Transforming a PDF

For this next exercise, we will build our PowerBI skills further, automating cleaning up the data within the PowerBI application. The post is a continuation of the work that was started in the post, Convert PDF Using PowerBI. In the original exercise, we took a PDF file and converted it to a visualization using PowerBI; now, we will perform transformation work to the PDF file before reloading it to the data visualization. 


The Scenario

In this series of exercises, the goal is to pull a list of all names from a PDF. In the first exercise, we just loaded the data as is; however, if you compare the source PDF file to the final visualization, many of the names are missing, with the PowerBI visualization matrix only displaying the names that start from the PDF section Randy Travis.

To begin the transformation process, let's start where we left off in the prior PDF lesson: with the Solution file. Open the Solution PowerBI file (or your prior exercise workbook), and then navigate to the PowerQuery Editor within PowerBI by selecting the query Table025 (Page 11). Right click and select "Edit Query".


Process the data

You've now entered the Power Query Editor: the same one used for Power Query in Excel. 

Looking at the data, there's a few things we need to address to get to our goal: a list of all names.
  • Column2 has a rouge name (Nicole Lopez).
  • Column1 includes characters (i.e, 2019-10) preceding the name.
  • Columns 1, 2 & 6 each contain names, but we them all in a single list..
Let's tackle these clean-up items one-by-one. 

Addressing the rouge Name in Column2

To fix the name hanging out by itself in Column2, we will combine Column1 and Column2, by adding a Conditional Column. The Conditional Column will be called "1st column" and will look at Column2 and if Column2 has a value of null, then populate [1st column] with the value from Column1. If not null, then it will populate the value from Column2. This is very similar to the manual Excel process of creating a new column and then using an IF statement to populate each row. 
ln the PowerBI Power Query Editor ribbon, select Add Column, then Conditional Column,
When the "Add Conditional Column" menu opens, populate the fields as shown in the image below. Remember Power Query is case sensitive so "null" must be lowercase. 


After selecting "OK", there will be an extra column named [1st column]. By default, Power Query always adds new columns to the far right of your dataset. 

Now, we've got the names from Column1 and Column2 in one column. However, we also have extra data (i.e., 2019-10) in the column that we need to remove. Time for the second cleanup exercise.


Remove digits preceding names

To isolate the name, we need to remove the digits that precede them (i.e., 2019-10). We will use something similar to Excel's Text to Columns: Split Column by Delimiter. 

Click on the header for the new column, [1st column], highlighting the entire column. In the ribbon, on the Home menu, select the Split Column option, then By Delimiter.

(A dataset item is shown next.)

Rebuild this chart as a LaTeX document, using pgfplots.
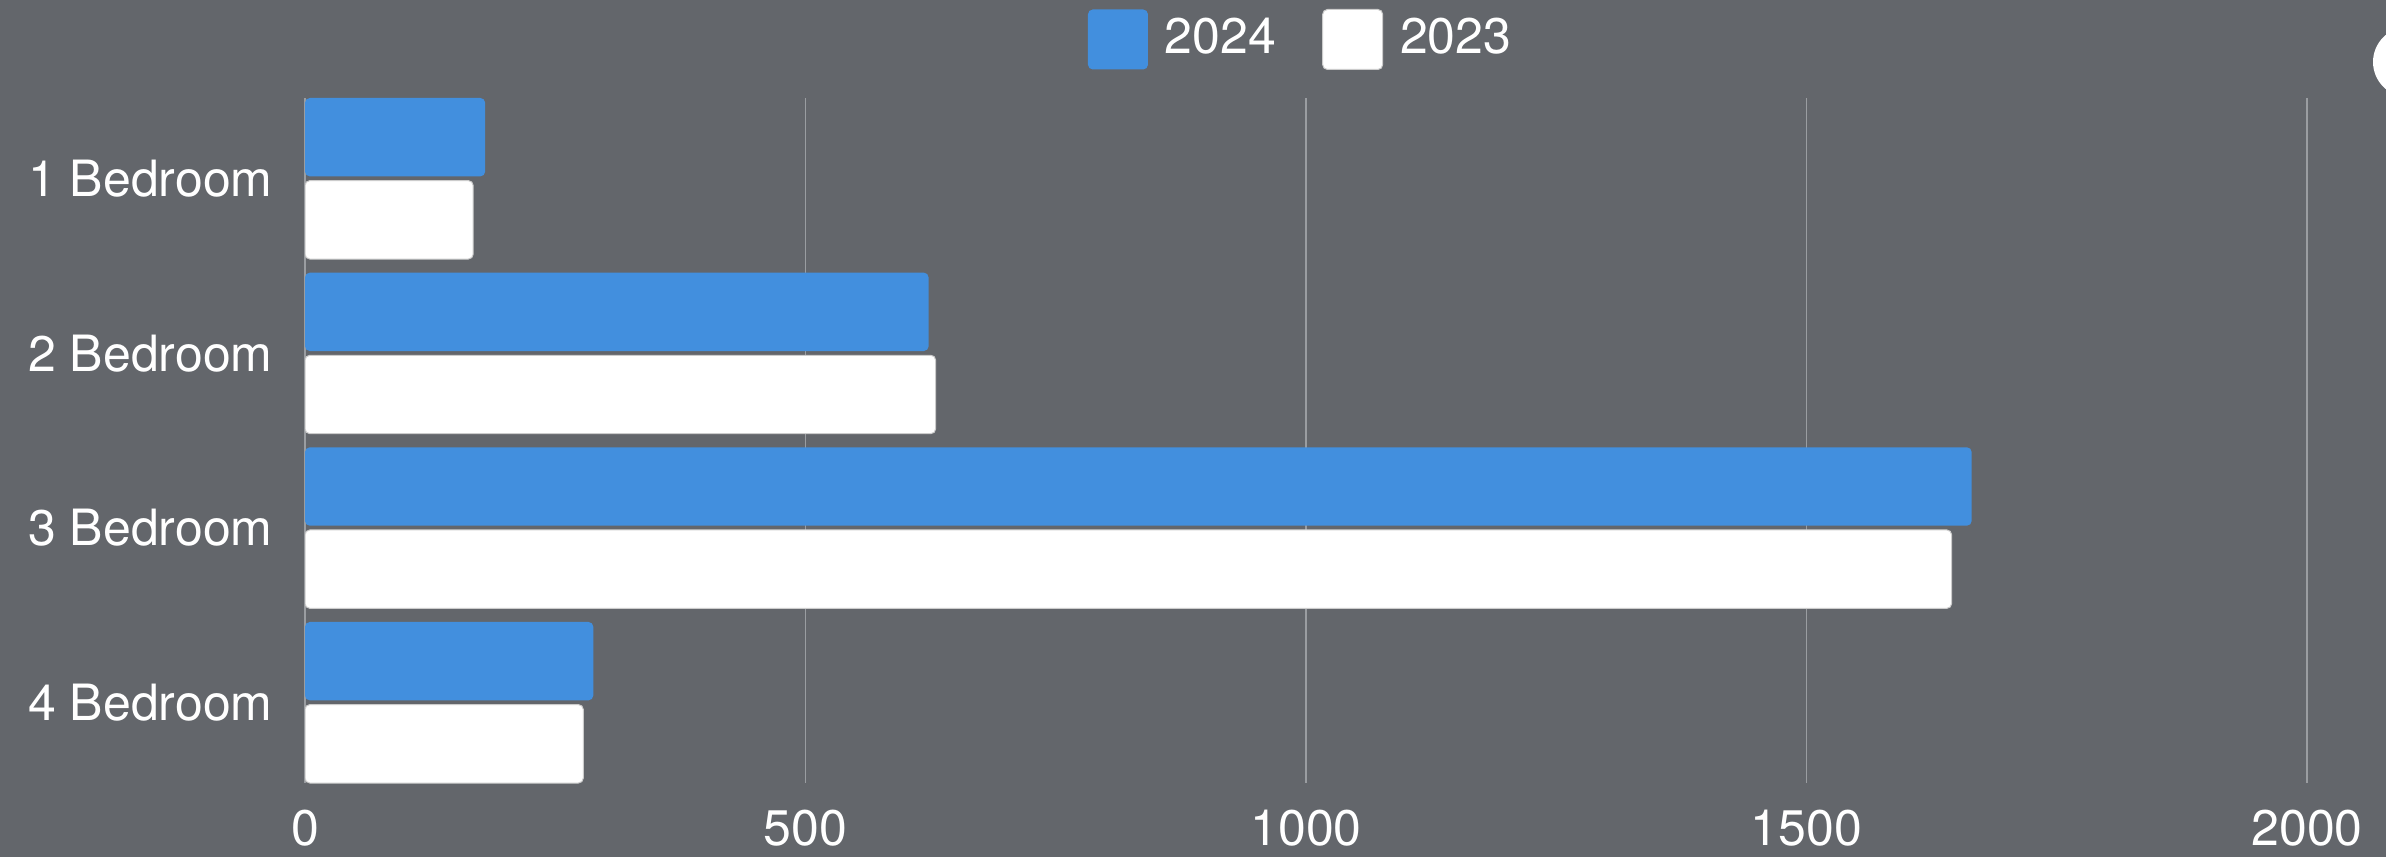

In the Split Column by Delimiter menu, select Space from the drop down menu, and then Left-most delimiter. This will split [1st column] in to two columns based on the first space it finds, reading left to right. {I love the extra flexibility Split Column offers, such as Left-most, compared to the similar Excel version!}
In the new column [1st column.2], the first few rows look as expected and appear to have achieved the objective. However, as you scroll further down, you can see that "Nicole" is separated from her last name "Lopez". This happened because "Nicole Lopez" didn't have a space in front of it, and so the Left-most Space used to split the column was the space between "Nicole" and "Lopez". There are several approaches we could take to address this issue, but for this exercise we will focus on modifying an existing formula.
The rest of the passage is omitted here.